Iran

An Iranian Education

This is a post by Robin Simcox, crossposted at The Spittoon

The merits of Columbia University hosting Mahmoud Ahmadinejad in 2007 have always been somewhat dubious. So it is interesting that it has now emerged that the university was paid $100,000 by the Alavi Foundation, an alleged Iranian front group, two months before agreeing to host the dictator.

The Alavi Foundation – an organisation based in the United States which declares itself ‘devoted to the promotion and support of Islamic culture and Persian language, literature and civilization’ – is accused by the US government of funnelling money to Iranian spies based in Europe and Islamic schools backed by the Iranian government. Federal prosecutors are currently attempting to seize up to $650m in assets from the foundation, with Adam Kaufmann, investigations chief at the Manhattan District Attorney’s Office, saying that they have ‘found evidence that the government of Iran really controlled everything about the foundation’. Alavi also regularly donated to Harvard, Portland State and Rutgers. The latter received $351,600 from the foundation between 2005-2007 to fund its Persian Studies Program.

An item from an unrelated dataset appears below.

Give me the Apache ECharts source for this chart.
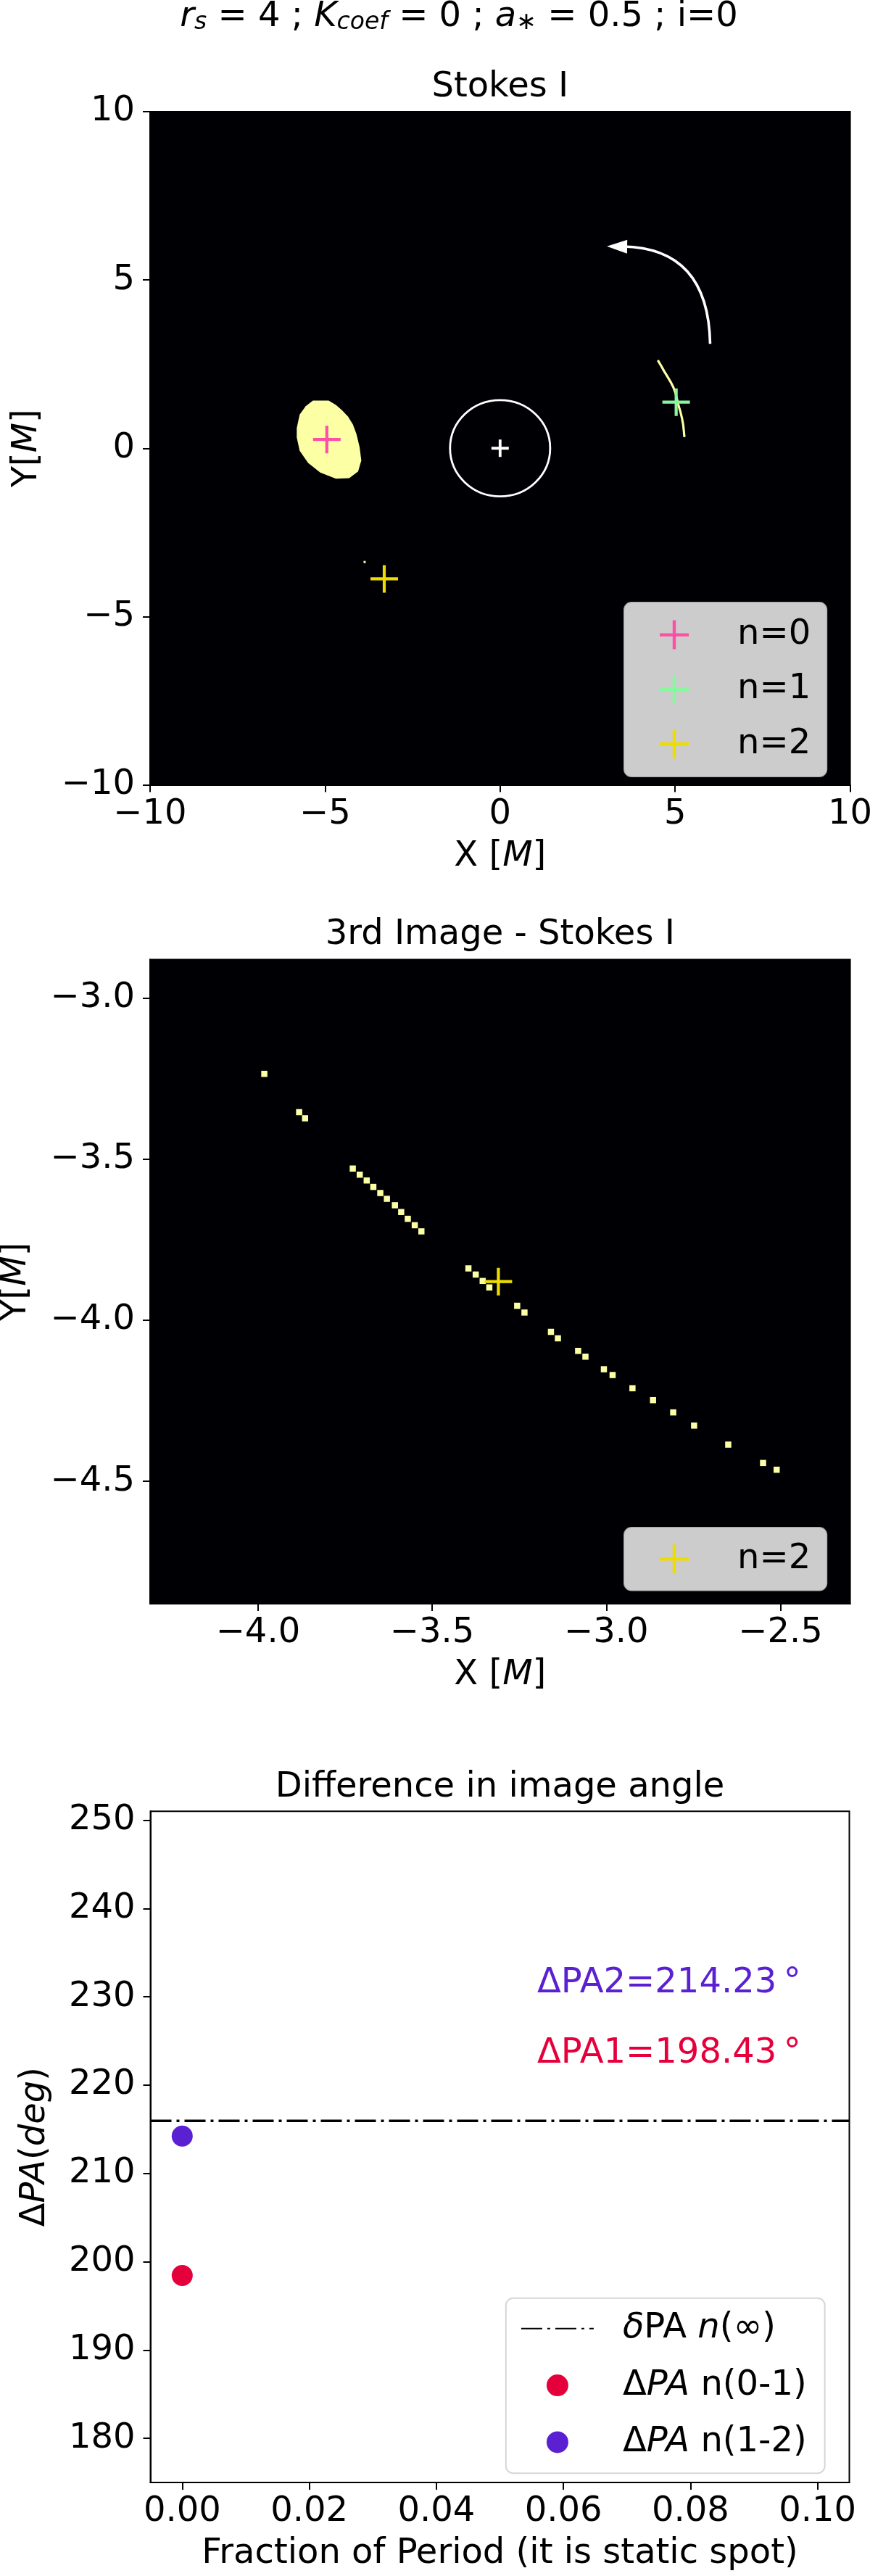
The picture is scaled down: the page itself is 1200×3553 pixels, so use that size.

The concept that top US universities are being funded by an Iranian front is troubling enough. However the possibility that Iranian money is influencing academia is not only restricted to America, but is a problem in the UK as well.

The Iranian government announced last year that it was in talks with ’several British universities’ in order to fund Islamic studies programmes which would ‘train and educate experts on Islam’. It barely needs pointing out that the Iranian government’s understandings of Islam have not been working out too well for those being forced to live under it.

Furthermore, the Institute for Iranian Studies at the University of St Andrews was founded after a 2006 donation of over £100,000 by the former Iranian deputy foreign minister. Its opening lecture was delivered by former leader Mohammed Khatami, the supposed ‘moderate’ whose government still managed to rack up over 200 executions and the torture of thousands of Iranians.

Another university to receive money from Iran is the School of Oriental and African Studies (SOAS) who, within weeks of receiving a donation from the Iranian Government, ran a conference celebrating the life of Ayatollah Khomeini. The event featured a keynote speech by the Iranian Supreme Leader’s representative to the UK.

The issue of huge cash donations from foreign tyrannies to UK universities, and the pernicious impact this can have, is one that I covered in a report earlier this year. I am somewhat skeptical of the impact that these donations have on the way students are actually taught – many academics don’t need the incentive of a huge donation to proselytise on how, for example, western foreign policy is the source of all the world’s evils – but the trend of top universities relying on dictatorships’ foreign aid programmes in order to sustain their running contains obvious problems.

Neither the Government or the Conservatives have offered much on how such problems can be rectified. The legalities of the matter are admittedly complex. However an acknowledgement that universities should be setting their standards a little higher than donations from Iran is a simple enough start.